Hotel projects tend to be highly capital intensive, require a long gestation period and are frequently plagued by tribulations such as a very high cost of borrowing, relatively short repayment schedules as well as a maze of licenses, permits.
Hotel performances are instantly impacted by changing socio-economic and political factors and the business is inherently cyclical from a performance stand-point.
The recent liquor sale ban by the Supreme Court on all national and state highways, however well-intended, has ended up impacting free-standing restaurants and hotels as well.
The impact of this is not limited to loss of revenue by way of liquor sales.
It has caused a ripple effect on consumer choices from a lodging standpoint — the primary generator of revenue for hotels.
It’s a case of the presence of alcohol not necessarily aiding revenue enhancement, but its absence almost certainly harming the ability to attract guests.
Hotel owners now must contend with an unforeseen environment that has made an immediate and significant impact on their ability to earn revenue
It will not be surprising to see more NPAs in the months ahead.
What is the issue with GST?
Under GST hotels with a realised rate of Rs5,000 and above shall be required to levy 28 % GST on the bill.
The argument is that this level of spend points to ‘luxury’.
The hotel sector was traditionally marred with a variety of taxes and these varied from State to State.
Luxury tax ranged from zero % in certain parts of the nation to 20 % of published tariff in others.
If one were to put aside other costs (such as service charge, municipal tax, cess etc.), not a single state was levying such a high tax on its guests as will now be the case with this new tax regime.
What are the flaws in taxation?
The basic premise of creating slabs for hotels (No tax below Rs1,000, 12 % GST between Rs1,001 and Rs2,500 and 18 % GST between Rs2,501 and Rs5,000) is flawed.

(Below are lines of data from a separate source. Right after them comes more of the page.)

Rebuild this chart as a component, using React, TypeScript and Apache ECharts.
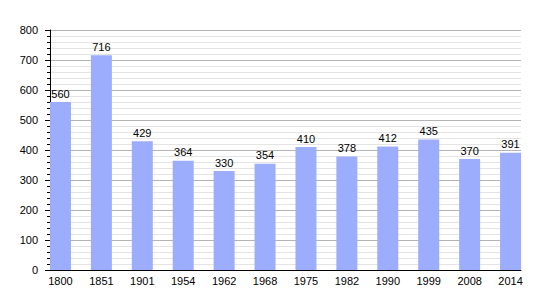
import React, { useEffect, useRef } from "react";
import * as echarts from "echarts";

const years = ["1800", "1851", "1901", "1954", "1962", "1968", "1975", "1982", "1990", "1999", "2008", "2014"];
const population = [560, 716, 429, 364, 330, 354, 410, 378, 412, 435, 370, 391];

export default function App() {
  const ref = useRef<HTMLDivElement>(null);
  useEffect(() => {
    const chart = echarts.init(ref.current!, null, { renderer: "svg" });
    const font = "Liberation Sans, Arial, sans-serif";
    chart.setOption({
      animation: false,
      grid: [
        { left: 50, right: 29, top: 30, bottom: 30 },
        { left: 40, right: 19, top: 30, bottom: 30 },
      ],
      xAxis: [
        {
          gridIndex: 0,
          type: "value",
          min: 0,
          max: 1,
          axisLine: { show: true, lineStyle: { color: "#000", width: 1 } },
          axisTick: { show: false },
          axisLabel: { show: false },
          splitLine: { show: false },
        },
        {
          gridIndex: 1,
          type: "category",
          data: years,
          axisLine: { show: false },
          axisTick: { show: false },
          axisLabel: { color: "#000", fontSize: 11, fontFamily: font, margin: 5 },
        },
      ],
      yAxis: [
        {
          gridIndex: 0,
          type: "value",
          min: 0,
          max: 800,
          interval: 100,
          axisLine: { show: true, lineStyle: { color: "#000", width: 1 } },
          axisTick: { show: true, length: 5, lineStyle: { color: "#000" } },
          minorTick: { show: true, splitNumber: 5, length: 3, lineStyle: { color: "#000" } },
          axisLabel: { color: "#000", fontSize: 11, fontFamily: font, margin: 12 },
          splitLine: { show: true, lineStyle: { color: "#b4b4b4", width: 1 } },
          minorSplitLine: { show: true, lineStyle: { color: "#e4e4e4", width: 1 } },
        },
        {
          gridIndex: 1,
          type: "value",
          min: 0,
          max: 800,
          show: false,
          splitLine: { show: false },
        },
      ],
      series: [
        {
          type: "bar",
          xAxisIndex: 1,
          yAxisIndex: 1,
          data: population,
          barWidth: 21,
          itemStyle: { color: "#9dadfd" },
          label: {
            show: true,
            position: "top",
            distance: 3,
            color: "#000",
            fontSize: 11,
            fontFamily: font,
          },
        },
      ],
    });
    return () => chart.dispose();
  }, []);
  return (
    <div
      ref={ref}
      style={{ position: "absolute", left: 0, top: 0, width: 550, height: 300, background: "#fff" }}
    />
  );
}
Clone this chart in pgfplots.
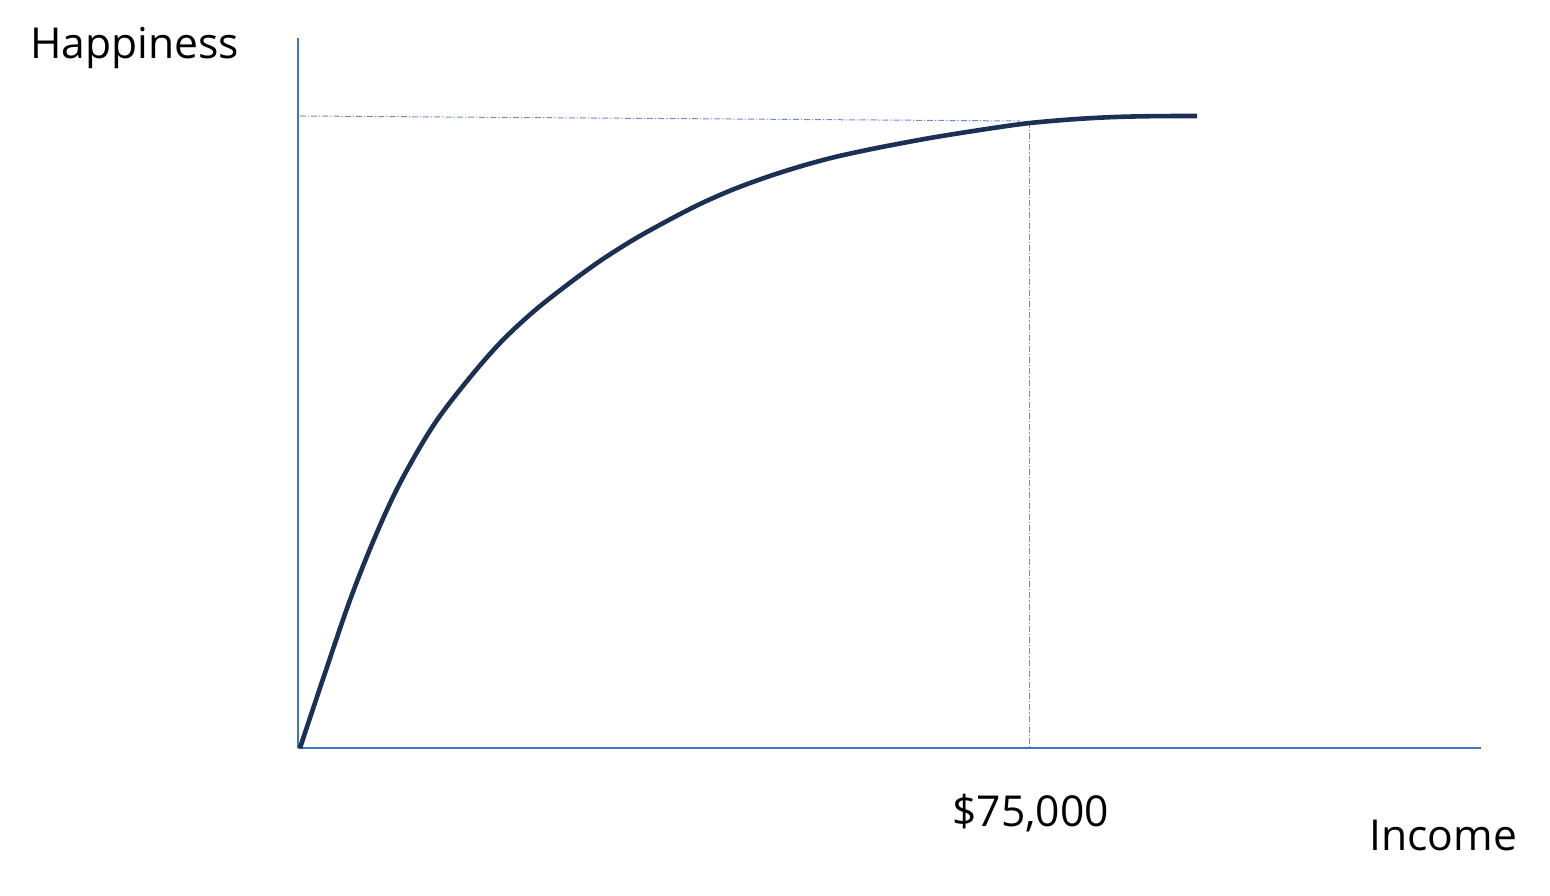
\documentclass[border=0pt]{standalone}
\usepackage{pgfplots}
\pgfplotsset{compat=1.18}
\usepackage{fontspec}
\setmainfont{Open Sans}
\definecolor{axblue}{RGB}{68,114,196}
\definecolor{navy}{RGB}{28,48,86}
\definecolor{guide}{RGB}{110,140,200}
\begin{document}
\begin{tikzpicture}[x=1pt,y=1pt]
\useasboundingbox (0,0) rectangle (775,447.5);
\begin{axis}[
  at={(149pt,73.5pt)}, anchor=origin,
  scale only axis, width=591.5pt, height=355pt,
  xmin=298, xmax=1481, ymin=0, ymax=710,
  axis lines=left, axis line style={axblue, line width=0.75pt, -},
  xtick=\empty, ytick=\empty, clip=false,
]
\addplot[guide, line width=0.5pt, dash pattern=on 3pt off 1pt on 0.6pt off 1pt] coordinates {(300,632) (1020,627)};
\addplot[guide, line width=0.5pt, dash pattern=on 3pt off 1pt on 0.6pt off 1pt] coordinates {(1029,626) (1029,0)};
\addplot[navy, line width=2.3pt, smooth, tension=0.55] coordinates {
(300,0) (325,75) (350,148) (375,211) (400,265) (433,322) (467,367)
(500,405) (533,436) (567,463) (600,487) (633,508) (667,527) (700,544)
(733,558.5) (767,571) (800,581.5) (833,590.5) (867,598) (900,604.5) (933,610.5)
(967,616) (1000,621) (1030,625) (1070,628.5) (1110,630.8) (1150,631.8) (1197,632)};
\end{axis}
\node[anchor=base west, inner sep=0pt, font=\fontsize{21.3}{25}\selectfont] at (15,418) {Happiness};
\node[anchor=base west, inner sep=0pt, font=\fontsize{21.3}{25}\selectfont] at (476,34.5) {\$75,000};
\node[anchor=base west, inner sep=0pt, font=\fontsize{21.3}{25}\selectfont] at (684.5,22.5) {Income};
\end{tikzpicture}
\end{document}
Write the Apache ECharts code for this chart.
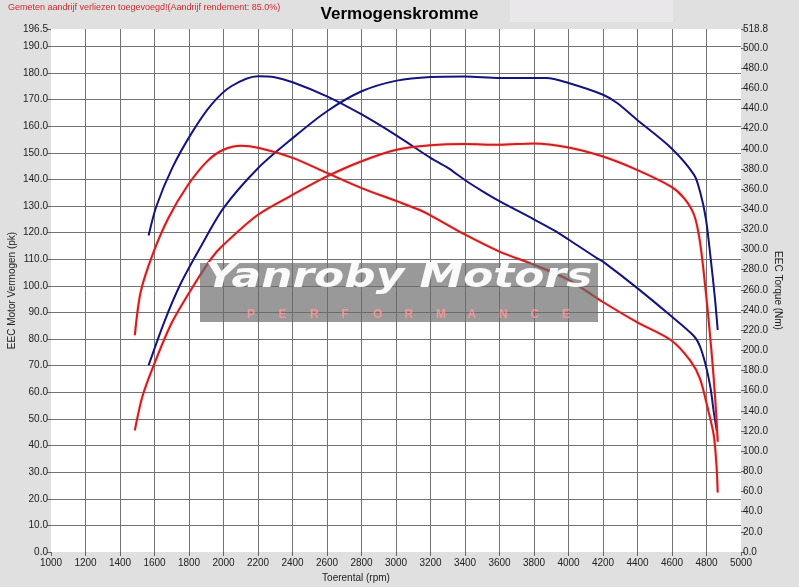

India has about 120,000 organised, branded hotel rooms.
About 65 % of this inventory averaged a realised room rate of Rs5,000 or more in 2016.
Essentially, two-thirds of the branded supply in India is now left with no option but to brace itself for tough times ahead.
Hotels may be forced to reduce their room rates in a bid to woo guests, who will most certainly not be keen on paying an extra 10 % to 16 % tax on their room rate.
The Government’s inability to view the hotel sector as a provider of infrastructure rather a source of luxury is at the root of the issue.
Over 70 % of hotel accommodation is presently consumed by corporate or business travellers. Hotel rooms are thus a “need” and not a “luxury”.